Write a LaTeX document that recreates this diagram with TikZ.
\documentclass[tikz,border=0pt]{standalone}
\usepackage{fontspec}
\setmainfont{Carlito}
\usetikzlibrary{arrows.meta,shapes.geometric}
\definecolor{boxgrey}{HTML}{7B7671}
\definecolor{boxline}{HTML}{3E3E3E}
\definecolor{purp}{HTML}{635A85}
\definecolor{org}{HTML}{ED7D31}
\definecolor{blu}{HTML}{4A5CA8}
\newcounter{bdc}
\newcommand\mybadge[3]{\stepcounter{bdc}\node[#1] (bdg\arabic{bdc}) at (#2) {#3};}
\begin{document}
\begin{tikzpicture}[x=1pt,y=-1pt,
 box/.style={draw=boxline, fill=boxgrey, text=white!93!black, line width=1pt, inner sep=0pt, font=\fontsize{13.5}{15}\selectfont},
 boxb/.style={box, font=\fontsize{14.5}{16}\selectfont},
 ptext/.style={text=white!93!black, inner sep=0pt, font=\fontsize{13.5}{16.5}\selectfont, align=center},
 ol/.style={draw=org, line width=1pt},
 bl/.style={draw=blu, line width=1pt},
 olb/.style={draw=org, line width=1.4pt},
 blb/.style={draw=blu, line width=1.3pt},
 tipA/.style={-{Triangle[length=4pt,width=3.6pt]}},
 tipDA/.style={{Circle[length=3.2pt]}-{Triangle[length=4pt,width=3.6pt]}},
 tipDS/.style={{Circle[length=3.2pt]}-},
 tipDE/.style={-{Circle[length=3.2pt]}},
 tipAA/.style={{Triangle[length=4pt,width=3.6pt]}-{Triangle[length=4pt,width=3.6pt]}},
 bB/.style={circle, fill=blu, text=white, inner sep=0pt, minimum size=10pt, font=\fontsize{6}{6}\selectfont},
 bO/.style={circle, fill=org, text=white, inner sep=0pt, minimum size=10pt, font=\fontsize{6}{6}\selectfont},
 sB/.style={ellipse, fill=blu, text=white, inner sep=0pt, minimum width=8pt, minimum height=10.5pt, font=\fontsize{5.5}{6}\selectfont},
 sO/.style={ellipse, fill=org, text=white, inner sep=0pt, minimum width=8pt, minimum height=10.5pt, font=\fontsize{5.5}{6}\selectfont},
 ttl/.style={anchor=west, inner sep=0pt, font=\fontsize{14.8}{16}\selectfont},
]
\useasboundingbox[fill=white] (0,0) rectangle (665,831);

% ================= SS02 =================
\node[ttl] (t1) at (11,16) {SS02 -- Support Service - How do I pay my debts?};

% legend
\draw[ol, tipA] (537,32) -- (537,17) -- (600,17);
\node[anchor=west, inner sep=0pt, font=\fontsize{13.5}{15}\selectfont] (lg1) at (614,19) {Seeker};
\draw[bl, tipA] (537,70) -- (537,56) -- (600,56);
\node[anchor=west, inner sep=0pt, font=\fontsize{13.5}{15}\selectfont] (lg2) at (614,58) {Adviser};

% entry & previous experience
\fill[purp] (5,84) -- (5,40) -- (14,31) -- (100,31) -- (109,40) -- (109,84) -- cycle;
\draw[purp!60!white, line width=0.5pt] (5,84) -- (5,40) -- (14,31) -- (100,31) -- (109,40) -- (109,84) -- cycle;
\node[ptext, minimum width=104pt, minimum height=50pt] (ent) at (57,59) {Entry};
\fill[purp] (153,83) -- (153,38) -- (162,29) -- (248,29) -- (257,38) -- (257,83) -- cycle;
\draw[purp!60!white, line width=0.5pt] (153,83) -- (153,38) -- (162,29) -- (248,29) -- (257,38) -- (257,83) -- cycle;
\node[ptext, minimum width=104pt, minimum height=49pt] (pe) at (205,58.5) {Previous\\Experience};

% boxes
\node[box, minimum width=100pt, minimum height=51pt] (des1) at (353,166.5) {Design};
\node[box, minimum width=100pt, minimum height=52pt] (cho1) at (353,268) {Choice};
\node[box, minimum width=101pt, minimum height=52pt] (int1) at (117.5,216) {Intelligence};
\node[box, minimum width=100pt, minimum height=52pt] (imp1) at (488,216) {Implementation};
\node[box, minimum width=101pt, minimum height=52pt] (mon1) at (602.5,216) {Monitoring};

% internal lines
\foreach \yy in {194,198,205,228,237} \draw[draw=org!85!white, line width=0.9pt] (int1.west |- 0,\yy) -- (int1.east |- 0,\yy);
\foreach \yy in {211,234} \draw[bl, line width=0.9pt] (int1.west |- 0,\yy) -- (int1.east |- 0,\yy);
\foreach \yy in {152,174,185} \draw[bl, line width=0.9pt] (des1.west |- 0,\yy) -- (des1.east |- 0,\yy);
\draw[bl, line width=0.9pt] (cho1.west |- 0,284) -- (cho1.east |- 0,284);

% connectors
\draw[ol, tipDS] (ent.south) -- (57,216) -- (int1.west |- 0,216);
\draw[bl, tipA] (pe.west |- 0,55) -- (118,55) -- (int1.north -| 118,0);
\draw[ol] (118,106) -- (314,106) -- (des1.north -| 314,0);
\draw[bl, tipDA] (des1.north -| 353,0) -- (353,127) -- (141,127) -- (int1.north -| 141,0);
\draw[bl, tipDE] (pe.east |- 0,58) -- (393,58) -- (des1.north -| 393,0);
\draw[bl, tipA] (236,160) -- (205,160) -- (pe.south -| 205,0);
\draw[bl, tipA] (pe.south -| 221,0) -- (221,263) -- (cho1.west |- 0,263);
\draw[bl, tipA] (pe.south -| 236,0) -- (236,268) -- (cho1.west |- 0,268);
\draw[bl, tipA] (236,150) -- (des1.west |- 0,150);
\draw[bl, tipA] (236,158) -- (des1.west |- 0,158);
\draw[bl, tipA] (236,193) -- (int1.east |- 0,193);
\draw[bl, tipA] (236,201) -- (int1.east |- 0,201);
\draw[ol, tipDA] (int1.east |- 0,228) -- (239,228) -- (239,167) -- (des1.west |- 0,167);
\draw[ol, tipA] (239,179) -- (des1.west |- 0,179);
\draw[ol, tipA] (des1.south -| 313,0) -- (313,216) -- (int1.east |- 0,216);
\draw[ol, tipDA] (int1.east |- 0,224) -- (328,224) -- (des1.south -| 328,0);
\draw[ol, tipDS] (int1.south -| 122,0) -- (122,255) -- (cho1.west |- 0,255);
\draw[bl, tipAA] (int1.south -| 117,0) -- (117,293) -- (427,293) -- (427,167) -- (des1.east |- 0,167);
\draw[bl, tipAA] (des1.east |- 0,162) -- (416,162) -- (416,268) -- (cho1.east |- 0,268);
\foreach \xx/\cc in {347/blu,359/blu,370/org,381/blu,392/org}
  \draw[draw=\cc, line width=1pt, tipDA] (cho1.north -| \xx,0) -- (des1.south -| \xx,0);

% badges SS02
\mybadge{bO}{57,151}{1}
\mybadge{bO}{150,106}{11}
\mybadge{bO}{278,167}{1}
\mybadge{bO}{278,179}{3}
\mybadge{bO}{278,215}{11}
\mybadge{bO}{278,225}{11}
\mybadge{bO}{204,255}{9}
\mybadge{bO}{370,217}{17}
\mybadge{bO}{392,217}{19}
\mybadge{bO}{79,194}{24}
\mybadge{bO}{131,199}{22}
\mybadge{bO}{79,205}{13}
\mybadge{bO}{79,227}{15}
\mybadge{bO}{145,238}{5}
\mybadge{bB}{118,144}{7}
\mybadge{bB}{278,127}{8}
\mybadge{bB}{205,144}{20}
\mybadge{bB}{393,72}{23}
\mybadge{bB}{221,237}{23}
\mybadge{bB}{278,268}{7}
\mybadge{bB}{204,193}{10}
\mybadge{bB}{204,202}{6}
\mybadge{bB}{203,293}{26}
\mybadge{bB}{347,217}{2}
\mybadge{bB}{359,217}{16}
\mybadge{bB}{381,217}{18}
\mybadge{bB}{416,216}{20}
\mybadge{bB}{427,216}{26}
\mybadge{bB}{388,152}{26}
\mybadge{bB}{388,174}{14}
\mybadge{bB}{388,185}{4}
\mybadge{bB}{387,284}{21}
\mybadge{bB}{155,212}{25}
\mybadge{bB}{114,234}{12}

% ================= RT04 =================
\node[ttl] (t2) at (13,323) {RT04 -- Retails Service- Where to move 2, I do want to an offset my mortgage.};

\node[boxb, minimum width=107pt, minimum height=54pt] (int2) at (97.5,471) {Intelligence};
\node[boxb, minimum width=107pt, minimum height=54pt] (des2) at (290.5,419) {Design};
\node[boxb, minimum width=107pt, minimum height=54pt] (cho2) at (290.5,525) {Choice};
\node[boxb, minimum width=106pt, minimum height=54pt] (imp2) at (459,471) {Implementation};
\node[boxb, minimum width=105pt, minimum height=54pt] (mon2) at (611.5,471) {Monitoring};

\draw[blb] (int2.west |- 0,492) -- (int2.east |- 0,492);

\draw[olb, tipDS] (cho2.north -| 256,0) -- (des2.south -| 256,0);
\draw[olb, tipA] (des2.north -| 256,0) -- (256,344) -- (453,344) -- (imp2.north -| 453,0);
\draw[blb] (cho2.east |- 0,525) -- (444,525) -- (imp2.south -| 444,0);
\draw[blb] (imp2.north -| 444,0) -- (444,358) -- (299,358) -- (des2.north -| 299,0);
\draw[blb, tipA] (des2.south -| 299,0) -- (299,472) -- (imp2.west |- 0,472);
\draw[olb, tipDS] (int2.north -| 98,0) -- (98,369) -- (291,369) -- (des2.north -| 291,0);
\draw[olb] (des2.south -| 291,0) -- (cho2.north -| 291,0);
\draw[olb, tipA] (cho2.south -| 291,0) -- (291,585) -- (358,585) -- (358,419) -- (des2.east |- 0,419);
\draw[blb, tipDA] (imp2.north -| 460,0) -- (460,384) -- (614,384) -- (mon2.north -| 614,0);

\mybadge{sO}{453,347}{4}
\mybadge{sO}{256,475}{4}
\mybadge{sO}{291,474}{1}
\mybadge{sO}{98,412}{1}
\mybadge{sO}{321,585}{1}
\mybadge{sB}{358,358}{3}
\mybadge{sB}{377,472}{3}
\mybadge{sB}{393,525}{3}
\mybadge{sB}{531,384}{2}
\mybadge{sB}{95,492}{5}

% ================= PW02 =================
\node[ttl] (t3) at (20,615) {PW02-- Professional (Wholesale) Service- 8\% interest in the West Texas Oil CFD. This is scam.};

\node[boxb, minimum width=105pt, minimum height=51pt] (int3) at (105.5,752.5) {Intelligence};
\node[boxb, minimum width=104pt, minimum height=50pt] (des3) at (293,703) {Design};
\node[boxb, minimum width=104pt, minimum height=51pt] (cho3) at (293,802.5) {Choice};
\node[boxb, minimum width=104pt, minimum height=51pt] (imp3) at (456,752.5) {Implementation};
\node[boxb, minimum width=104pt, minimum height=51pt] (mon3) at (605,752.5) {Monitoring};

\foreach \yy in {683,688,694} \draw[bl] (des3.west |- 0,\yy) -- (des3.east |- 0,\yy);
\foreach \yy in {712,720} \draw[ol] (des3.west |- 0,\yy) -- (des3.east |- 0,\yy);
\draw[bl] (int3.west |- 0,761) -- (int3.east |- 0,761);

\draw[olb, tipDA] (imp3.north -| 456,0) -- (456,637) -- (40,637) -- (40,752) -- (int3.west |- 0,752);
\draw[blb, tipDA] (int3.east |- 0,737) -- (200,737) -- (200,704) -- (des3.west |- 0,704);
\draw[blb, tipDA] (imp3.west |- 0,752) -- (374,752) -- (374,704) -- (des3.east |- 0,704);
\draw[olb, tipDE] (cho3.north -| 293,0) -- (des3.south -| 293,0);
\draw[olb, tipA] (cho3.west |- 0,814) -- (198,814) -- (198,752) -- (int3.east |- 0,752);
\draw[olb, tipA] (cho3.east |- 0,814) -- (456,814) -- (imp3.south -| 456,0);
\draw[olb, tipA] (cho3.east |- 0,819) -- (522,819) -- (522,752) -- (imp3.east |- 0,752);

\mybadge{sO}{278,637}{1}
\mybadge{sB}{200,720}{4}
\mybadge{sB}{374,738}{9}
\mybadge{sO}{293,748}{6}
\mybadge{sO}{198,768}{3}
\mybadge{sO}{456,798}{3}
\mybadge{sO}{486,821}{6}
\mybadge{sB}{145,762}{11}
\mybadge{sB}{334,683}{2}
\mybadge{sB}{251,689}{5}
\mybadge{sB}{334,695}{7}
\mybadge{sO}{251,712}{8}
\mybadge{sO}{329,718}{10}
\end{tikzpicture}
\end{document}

§ What to work on
Reproduce, please, the lines of the material from its first line down to the line containing "(0,0) rectangle (665,831);", keeping both ends and nothing beyond them.

§ Answer to this problem
Write a LaTeX document that recreates this diagram with TikZ.
\documentclass[tikz,border=0pt]{standalone}
\usepackage{fontspec}
\setmainfont{Carlito}
\usetikzlibrary{arrows.meta,shapes.geometric}
\definecolor{boxgrey}{HTML}{7B7671}
\definecolor{boxline}{HTML}{3E3E3E}
\definecolor{purp}{HTML}{635A85}
\definecolor{org}{HTML}{ED7D31}
\definecolor{blu}{HTML}{4A5CA8}
\newcounter{bdc}
\newcommand\mybadge[3]{\stepcounter{bdc}\node[#1] (bdg\arabic{bdc}) at (#2) {#3};}
\begin{document}
\begin{tikzpicture}[x=1pt,y=-1pt,
 box/.style={draw=boxline, fill=boxgrey, text=white!93!black, line width=1pt, inner sep=0pt, font=\fontsize{13.5}{15}\selectfont},
 boxb/.style={box, font=\fontsize{14.5}{16}\selectfont},
 ptext/.style={text=white!93!black, inner sep=0pt, font=\fontsize{13.5}{16.5}\selectfont, align=center},
 ol/.style={draw=org, line width=1pt},
 bl/.style={draw=blu, line width=1pt},
 olb/.style={draw=org, line width=1.4pt},
 blb/.style={draw=blu, line width=1.3pt},
 tipA/.style={-{Triangle[length=4pt,width=3.6pt]}},
 tipDA/.style={{Circle[length=3.2pt]}-{Triangle[length=4pt,width=3.6pt]}},
 tipDS/.style={{Circle[length=3.2pt]}-},
 tipDE/.style={-{Circle[length=3.2pt]}},
 tipAA/.style={{Triangle[length=4pt,width=3.6pt]}-{Triangle[length=4pt,width=3.6pt]}},
 bB/.style={circle, fill=blu, text=white, inner sep=0pt, minimum size=10pt, font=\fontsize{6}{6}\selectfont},
 bO/.style={circle, fill=org, text=white, inner sep=0pt, minimum size=10pt, font=\fontsize{6}{6}\selectfont},
 sB/.style={ellipse, fill=blu, text=white, inner sep=0pt, minimum width=8pt, minimum height=10.5pt, font=\fontsize{5.5}{6}\selectfont},
 sO/.style={ellipse, fill=org, text=white, inner sep=0pt, minimum width=8pt, minimum height=10.5pt, font=\fontsize{5.5}{6}\selectfont},
 ttl/.style={anchor=west, inner sep=0pt, font=\fontsize{14.8}{16}\selectfont},
]
\useasboundingbox[fill=white] (0,0) rectangle (665,831);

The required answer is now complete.